Showing posts with label yukon. Show all posts
Showing posts with label yukon. Show all posts

Aug 11, 2010

Adventures in the Northern Wet

Most people who romanticize about sleeping in tents don't do it very often. Each year I average 150 bag nights, in a tent, somewhere. Leading camping tours from April to November, from the deserts of the Southwest to the Rocky Mountains to Alaska and the Yukon, I've seen a lot of weather. On Key West my tent became a stifling greenhouse and I had to sleep outside on the sand. Overlooking the Mackenzie River in the Northwest Territories, I woke to a survival situation at 3 am as a sudden windstorm threatened to blast our tents off the knoll. Nothing quite like running around in the middle of the night, arctic sun still up, frantically hammering down ropes. In West Glacier, Montana, a September morning revealed soaked tents, sodden, collapsed cook canopies and expressions of grim doubt. Last summer in Seward, Alaska, our campground turned into a frigid, muddy lake overnight. While my passengers were out watching killer whales in the fjords, I was mopping out tents and digging drainage canals.

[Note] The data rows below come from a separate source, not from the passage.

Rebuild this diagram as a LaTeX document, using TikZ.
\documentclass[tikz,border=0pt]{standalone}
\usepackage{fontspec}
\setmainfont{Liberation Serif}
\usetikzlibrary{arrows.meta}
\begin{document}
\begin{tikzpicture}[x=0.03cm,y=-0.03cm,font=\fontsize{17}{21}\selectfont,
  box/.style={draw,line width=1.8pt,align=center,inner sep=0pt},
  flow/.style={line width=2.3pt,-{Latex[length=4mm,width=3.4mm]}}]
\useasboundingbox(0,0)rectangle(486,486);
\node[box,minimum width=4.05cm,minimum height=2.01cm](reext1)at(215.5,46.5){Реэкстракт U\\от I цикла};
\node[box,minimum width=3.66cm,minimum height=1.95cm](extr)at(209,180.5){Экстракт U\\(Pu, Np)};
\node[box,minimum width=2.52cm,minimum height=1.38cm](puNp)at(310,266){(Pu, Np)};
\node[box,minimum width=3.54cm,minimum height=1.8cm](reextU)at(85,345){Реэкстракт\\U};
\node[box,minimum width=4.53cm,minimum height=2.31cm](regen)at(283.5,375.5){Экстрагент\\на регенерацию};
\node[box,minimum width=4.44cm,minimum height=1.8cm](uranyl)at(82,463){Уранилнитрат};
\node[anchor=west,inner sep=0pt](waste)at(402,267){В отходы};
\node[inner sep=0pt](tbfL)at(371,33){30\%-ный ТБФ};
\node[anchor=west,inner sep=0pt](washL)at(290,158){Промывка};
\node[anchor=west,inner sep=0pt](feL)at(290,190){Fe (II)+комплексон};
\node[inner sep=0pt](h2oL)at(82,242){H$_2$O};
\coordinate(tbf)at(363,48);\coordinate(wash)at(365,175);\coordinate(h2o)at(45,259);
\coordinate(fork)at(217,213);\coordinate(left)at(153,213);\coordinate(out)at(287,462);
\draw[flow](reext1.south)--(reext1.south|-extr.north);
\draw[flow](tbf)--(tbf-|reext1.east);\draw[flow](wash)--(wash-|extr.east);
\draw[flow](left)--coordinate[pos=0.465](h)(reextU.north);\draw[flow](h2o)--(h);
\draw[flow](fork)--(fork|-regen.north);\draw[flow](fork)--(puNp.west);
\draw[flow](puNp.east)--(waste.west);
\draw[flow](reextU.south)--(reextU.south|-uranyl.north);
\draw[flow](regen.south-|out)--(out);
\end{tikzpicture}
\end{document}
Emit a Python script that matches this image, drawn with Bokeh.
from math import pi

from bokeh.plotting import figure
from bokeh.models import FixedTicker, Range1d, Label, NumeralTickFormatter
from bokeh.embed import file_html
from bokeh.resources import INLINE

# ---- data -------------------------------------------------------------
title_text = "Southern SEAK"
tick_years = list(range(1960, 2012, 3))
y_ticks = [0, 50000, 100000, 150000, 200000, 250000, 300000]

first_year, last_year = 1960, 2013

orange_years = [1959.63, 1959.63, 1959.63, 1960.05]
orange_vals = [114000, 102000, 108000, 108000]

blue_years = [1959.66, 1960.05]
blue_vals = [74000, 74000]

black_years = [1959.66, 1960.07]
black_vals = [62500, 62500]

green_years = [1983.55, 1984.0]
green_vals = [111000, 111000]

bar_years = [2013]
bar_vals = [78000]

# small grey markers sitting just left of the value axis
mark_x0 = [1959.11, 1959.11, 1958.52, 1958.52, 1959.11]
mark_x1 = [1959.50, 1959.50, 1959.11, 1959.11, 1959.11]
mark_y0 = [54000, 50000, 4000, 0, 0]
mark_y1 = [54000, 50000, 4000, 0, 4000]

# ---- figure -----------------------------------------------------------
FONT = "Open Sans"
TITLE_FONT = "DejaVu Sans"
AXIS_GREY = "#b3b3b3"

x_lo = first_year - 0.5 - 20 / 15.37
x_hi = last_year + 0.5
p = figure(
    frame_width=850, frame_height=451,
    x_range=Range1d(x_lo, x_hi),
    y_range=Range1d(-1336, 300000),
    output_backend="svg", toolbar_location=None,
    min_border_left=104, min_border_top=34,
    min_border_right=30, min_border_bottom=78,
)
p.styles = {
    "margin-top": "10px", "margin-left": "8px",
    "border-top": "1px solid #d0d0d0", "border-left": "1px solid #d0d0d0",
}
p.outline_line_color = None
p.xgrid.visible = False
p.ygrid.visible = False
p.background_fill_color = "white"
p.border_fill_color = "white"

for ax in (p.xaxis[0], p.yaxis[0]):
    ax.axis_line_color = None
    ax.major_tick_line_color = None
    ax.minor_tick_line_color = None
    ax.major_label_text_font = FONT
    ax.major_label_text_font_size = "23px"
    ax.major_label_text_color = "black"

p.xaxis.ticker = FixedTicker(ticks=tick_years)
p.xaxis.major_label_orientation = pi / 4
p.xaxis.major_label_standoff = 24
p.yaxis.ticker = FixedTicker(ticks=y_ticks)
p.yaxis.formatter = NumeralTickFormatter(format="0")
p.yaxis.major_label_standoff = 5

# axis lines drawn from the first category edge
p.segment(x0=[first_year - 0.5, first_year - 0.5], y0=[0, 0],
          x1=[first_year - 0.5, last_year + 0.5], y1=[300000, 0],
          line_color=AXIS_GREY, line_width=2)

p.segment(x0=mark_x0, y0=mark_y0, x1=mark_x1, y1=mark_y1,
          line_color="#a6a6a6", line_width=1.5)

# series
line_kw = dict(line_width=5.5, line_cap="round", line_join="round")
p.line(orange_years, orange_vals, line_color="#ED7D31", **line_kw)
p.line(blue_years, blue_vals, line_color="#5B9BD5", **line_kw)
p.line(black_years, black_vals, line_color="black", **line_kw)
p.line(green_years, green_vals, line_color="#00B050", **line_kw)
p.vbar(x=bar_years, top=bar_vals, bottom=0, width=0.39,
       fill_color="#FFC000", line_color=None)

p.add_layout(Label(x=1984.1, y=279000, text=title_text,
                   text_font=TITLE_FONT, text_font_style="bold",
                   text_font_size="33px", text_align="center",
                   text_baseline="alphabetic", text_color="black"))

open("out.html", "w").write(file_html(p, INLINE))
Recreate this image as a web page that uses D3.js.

Last summer in Alaska I saw a lot of rain. It felt wet, but when camping and living out of doors, all weather becomes a richer, more intimate experience. After several days of cold rain and mud, a two-hour break of sun can feel like a two-week Caribbean vacation. By the end of last summer, after three months of leading trips in Alaska, I was saying things like "One clear day is worth three rainy days" and "The only bad weather is weather that keeps us from doing what we want." Which is actually true. And besides - if you're in a kayak, on the water, paddling through brash ice, socked in by cloud, who cares if it's raining?

Water, in various forms, is one of the most dynamic and salient aspects of the Alaskan landscape. Clouds, glaciers, rivers, harbors, bays and sounds, the ocean, rain, fog, snow, ice - they're all on display in The Last Frontier. Never passive, water only caused me real trouble when key roads were washed out in flash floods in the Yukon and eastern Alaska. In one case this was a blessing in disguise, as I had no choice but to reroute a tour from the Yukon to the Alaskan Arctic, seeing some amazing landscapes I wouldn't have otherwise. Here are a few photos and words from up north.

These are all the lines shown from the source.